___ Data excerpts ___

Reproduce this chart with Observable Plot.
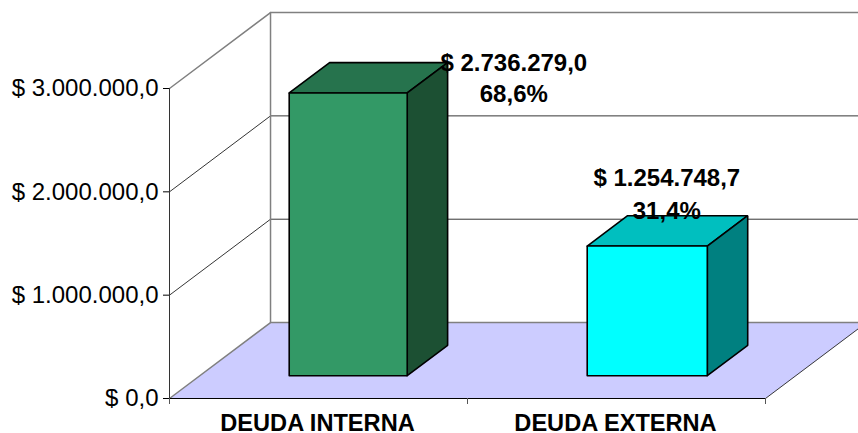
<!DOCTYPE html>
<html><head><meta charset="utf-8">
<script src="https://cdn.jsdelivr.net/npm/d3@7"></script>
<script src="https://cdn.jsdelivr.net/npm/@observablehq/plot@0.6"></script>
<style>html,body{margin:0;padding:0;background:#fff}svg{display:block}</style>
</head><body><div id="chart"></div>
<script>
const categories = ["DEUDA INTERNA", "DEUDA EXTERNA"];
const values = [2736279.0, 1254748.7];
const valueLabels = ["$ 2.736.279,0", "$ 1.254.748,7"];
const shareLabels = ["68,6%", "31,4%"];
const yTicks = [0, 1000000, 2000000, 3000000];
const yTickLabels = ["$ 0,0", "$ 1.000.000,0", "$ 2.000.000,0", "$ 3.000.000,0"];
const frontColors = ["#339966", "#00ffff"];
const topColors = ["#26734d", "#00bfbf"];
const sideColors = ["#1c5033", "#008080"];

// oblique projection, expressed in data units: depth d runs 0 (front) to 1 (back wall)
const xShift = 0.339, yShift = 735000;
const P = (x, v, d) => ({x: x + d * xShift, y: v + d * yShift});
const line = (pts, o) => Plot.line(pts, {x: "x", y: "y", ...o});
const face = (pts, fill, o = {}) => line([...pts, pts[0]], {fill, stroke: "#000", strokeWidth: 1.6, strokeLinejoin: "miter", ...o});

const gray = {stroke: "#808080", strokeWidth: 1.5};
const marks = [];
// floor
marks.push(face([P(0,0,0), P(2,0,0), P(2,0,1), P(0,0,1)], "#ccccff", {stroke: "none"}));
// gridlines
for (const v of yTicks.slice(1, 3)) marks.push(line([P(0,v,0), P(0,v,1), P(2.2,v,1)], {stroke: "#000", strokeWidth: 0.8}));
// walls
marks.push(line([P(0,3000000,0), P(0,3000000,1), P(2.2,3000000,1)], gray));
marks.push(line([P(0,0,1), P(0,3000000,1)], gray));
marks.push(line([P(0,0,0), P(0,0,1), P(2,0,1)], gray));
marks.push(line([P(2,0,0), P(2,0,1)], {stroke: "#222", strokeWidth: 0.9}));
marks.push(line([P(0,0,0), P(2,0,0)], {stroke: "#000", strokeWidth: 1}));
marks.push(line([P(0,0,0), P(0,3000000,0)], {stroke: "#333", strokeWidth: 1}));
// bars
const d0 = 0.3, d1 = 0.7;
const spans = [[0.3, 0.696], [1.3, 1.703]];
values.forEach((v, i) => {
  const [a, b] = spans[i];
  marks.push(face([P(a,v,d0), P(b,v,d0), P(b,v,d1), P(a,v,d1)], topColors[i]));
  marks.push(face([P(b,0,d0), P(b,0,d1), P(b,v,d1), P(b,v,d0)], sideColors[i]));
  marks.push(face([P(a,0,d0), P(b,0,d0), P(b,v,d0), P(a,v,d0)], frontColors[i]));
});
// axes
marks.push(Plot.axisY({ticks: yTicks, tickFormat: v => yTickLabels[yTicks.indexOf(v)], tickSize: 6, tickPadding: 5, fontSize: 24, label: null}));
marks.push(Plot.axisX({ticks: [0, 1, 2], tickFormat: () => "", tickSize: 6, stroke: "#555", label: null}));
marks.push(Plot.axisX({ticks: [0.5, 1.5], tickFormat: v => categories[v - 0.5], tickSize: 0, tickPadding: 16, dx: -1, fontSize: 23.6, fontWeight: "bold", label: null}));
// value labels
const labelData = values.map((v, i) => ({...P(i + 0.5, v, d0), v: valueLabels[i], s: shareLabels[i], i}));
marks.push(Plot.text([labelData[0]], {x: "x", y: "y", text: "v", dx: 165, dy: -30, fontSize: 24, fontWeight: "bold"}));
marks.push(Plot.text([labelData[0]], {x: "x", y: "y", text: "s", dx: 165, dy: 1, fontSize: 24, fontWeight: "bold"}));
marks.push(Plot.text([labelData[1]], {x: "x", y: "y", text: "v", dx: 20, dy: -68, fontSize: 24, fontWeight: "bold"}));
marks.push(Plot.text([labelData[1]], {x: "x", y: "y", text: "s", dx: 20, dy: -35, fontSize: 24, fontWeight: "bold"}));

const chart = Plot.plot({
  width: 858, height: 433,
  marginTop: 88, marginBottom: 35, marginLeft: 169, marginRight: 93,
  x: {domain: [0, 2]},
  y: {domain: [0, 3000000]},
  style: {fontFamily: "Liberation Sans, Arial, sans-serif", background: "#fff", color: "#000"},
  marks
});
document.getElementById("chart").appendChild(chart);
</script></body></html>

___
___ Data excerpts ___

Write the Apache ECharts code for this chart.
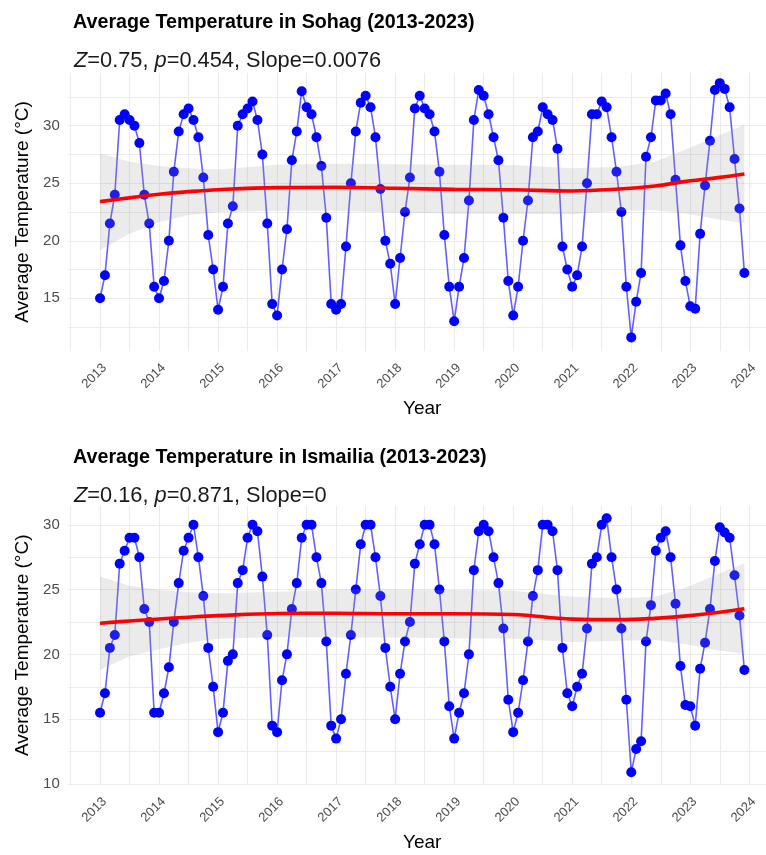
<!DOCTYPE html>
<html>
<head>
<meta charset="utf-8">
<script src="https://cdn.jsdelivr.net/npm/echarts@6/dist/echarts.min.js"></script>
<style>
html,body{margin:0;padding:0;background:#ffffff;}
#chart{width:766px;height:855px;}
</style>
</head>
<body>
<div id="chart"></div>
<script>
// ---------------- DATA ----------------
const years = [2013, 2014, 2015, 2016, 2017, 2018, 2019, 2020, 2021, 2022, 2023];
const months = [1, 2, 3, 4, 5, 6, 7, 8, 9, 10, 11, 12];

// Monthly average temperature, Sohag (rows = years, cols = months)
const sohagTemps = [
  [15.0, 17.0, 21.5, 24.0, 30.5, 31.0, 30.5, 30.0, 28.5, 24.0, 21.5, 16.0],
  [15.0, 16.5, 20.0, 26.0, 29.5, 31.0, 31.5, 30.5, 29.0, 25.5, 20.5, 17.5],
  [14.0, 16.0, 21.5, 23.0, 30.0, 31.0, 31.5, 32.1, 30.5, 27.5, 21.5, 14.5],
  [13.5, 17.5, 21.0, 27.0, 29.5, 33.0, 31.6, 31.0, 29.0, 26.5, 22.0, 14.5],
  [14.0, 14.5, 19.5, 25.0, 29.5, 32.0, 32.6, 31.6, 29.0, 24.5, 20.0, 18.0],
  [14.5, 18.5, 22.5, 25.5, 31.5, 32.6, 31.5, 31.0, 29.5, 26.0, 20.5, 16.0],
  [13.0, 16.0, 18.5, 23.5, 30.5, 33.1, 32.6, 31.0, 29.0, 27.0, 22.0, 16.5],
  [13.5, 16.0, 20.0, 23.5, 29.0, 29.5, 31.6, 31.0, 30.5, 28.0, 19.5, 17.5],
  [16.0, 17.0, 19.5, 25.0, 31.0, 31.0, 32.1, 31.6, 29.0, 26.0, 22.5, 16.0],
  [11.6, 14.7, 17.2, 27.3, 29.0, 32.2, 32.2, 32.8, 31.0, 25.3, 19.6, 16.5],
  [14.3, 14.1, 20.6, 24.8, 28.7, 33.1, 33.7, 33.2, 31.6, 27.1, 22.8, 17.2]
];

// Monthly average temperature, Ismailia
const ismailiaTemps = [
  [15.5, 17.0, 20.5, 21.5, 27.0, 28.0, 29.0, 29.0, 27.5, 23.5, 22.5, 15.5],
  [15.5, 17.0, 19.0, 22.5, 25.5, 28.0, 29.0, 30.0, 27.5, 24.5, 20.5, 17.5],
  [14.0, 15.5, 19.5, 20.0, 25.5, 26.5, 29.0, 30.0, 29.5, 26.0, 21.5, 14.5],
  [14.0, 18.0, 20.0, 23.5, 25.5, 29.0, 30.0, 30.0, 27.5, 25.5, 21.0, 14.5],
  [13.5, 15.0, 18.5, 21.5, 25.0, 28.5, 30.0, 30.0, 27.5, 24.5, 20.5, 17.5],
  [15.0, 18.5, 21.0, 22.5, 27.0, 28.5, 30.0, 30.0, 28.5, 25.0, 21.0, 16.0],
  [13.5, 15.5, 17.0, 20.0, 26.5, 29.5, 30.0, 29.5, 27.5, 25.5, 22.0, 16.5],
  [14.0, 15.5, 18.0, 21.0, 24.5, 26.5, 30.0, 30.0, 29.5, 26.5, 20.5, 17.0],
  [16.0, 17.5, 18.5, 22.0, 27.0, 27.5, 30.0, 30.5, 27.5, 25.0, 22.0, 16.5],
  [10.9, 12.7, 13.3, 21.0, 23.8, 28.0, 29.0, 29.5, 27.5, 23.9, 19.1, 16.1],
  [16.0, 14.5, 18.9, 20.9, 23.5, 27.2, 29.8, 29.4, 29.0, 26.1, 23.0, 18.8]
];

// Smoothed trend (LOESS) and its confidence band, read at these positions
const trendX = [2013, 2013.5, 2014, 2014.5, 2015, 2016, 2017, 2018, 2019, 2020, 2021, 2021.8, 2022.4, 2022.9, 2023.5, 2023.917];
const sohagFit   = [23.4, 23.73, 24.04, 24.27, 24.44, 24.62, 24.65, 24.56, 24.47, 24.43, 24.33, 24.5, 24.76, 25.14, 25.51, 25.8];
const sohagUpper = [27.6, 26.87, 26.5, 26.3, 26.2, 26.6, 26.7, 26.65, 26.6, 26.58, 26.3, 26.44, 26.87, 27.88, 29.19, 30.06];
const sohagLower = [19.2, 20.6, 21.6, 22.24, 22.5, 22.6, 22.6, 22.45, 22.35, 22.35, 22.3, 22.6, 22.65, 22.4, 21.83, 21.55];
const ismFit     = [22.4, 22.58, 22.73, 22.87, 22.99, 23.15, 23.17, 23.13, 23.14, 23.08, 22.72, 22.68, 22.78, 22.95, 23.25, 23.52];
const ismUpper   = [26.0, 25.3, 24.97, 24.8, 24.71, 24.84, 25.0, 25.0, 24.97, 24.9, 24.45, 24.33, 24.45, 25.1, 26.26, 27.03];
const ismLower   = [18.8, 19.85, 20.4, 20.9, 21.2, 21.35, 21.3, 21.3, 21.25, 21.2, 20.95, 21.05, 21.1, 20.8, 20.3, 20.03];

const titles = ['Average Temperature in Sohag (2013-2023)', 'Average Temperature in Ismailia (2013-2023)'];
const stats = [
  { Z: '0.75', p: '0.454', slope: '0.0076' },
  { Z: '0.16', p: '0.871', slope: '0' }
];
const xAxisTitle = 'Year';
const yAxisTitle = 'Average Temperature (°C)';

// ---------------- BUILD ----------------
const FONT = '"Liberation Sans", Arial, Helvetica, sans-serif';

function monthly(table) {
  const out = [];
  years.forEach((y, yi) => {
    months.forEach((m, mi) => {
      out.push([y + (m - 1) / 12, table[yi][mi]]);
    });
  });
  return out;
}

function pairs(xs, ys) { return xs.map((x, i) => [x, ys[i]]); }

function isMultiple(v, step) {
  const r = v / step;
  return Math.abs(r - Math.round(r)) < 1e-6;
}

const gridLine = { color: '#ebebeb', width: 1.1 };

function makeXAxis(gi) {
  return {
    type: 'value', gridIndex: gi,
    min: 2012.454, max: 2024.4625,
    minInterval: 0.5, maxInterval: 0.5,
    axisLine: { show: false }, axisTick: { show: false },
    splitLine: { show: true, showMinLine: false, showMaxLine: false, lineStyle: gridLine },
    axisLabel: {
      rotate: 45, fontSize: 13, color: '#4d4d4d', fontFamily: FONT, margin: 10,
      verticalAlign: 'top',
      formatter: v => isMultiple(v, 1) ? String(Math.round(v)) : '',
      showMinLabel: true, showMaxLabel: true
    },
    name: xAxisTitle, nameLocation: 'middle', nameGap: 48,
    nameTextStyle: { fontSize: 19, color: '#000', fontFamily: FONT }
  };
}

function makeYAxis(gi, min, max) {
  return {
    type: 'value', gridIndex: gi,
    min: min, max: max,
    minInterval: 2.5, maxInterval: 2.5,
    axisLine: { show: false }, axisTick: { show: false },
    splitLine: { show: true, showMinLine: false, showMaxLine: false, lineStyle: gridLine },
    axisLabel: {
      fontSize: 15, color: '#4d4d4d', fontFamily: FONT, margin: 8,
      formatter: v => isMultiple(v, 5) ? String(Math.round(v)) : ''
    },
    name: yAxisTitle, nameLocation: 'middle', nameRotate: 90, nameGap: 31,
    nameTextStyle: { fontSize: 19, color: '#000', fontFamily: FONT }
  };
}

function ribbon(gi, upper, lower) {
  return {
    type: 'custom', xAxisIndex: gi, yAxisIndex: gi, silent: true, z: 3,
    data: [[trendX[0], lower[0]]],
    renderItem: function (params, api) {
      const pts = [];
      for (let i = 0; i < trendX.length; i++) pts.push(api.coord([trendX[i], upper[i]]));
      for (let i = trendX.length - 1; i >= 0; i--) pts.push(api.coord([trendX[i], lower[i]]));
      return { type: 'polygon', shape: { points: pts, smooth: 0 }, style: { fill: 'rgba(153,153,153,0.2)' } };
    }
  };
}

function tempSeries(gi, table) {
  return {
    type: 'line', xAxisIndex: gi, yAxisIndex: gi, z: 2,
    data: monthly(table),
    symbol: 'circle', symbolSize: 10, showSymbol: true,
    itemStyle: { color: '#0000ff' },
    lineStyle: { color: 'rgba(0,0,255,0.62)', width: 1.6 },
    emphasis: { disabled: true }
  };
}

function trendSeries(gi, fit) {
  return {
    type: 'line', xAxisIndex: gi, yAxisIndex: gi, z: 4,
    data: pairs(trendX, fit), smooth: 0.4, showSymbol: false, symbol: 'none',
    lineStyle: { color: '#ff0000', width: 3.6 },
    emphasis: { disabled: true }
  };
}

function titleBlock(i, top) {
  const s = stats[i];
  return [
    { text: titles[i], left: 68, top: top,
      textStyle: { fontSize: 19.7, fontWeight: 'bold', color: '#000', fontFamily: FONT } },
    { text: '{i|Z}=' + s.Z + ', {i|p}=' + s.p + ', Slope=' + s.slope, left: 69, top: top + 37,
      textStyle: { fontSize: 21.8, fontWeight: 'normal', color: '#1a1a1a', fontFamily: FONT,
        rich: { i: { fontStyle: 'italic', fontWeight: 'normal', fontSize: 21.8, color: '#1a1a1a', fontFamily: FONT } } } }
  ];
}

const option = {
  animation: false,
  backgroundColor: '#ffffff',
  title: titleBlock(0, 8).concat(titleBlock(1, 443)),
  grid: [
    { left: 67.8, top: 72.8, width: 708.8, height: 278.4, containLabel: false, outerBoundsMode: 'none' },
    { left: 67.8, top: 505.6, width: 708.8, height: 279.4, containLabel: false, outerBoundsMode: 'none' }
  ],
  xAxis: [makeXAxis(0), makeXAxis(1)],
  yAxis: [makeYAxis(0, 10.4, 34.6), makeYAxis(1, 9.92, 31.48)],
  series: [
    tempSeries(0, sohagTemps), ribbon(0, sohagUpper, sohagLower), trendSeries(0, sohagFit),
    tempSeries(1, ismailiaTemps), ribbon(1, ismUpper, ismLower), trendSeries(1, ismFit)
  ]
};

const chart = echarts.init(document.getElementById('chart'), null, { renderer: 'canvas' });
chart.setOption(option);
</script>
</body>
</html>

___

- The request -
Look above for the line with "Reproduce this chart with Observable Plot."; quote it and every line after it, stopping after the line with "const face = (pts, fill, o", exactly, with nothing added and without pictures.

- Expected answer -
Reproduce this chart with Observable Plot.
<!DOCTYPE html>
<html><head><meta charset="utf-8">
<script src="https://cdn.jsdelivr.net/npm/d3@7"></script>
<script src="https://cdn.jsdelivr.net/npm/@observablehq/plot@0.6"></script>
<style>html,body{margin:0;padding:0;background:#fff}svg{display:block}</style>
</head><body><div id="chart"></div>
<script>
const categories = ["DEUDA INTERNA", "DEUDA EXTERNA"];
const values = [2736279.0, 1254748.7];
const valueLabels = ["$ 2.736.279,0", "$ 1.254.748,7"];
const shareLabels = ["68,6%", "31,4%"];
const yTicks = [0, 1000000, 2000000, 3000000];
const yTickLabels = ["$ 0,0", "$ 1.000.000,0", "$ 2.000.000,0", "$ 3.000.000,0"];
const frontColors = ["#339966", "#00ffff"];
const topColors = ["#26734d", "#00bfbf"];
const sideColors = ["#1c5033", "#008080"];

// oblique projection, expressed in data units: depth d runs 0 (front) to 1 (back wall)
const xShift = 0.339, yShift = 735000;
const P = (x, v, d) => ({x: x + d * xShift, y: v + d * yShift});
const line = (pts, o) => Plot.line(pts, {x: "x", y: "y", ...o});
const face = (pts, fill, o = {}) => line([...pts, pts[0]], {fill, stroke: "#000", strokeWidth: 1.6, strokeLinejoin: "miter", ...o});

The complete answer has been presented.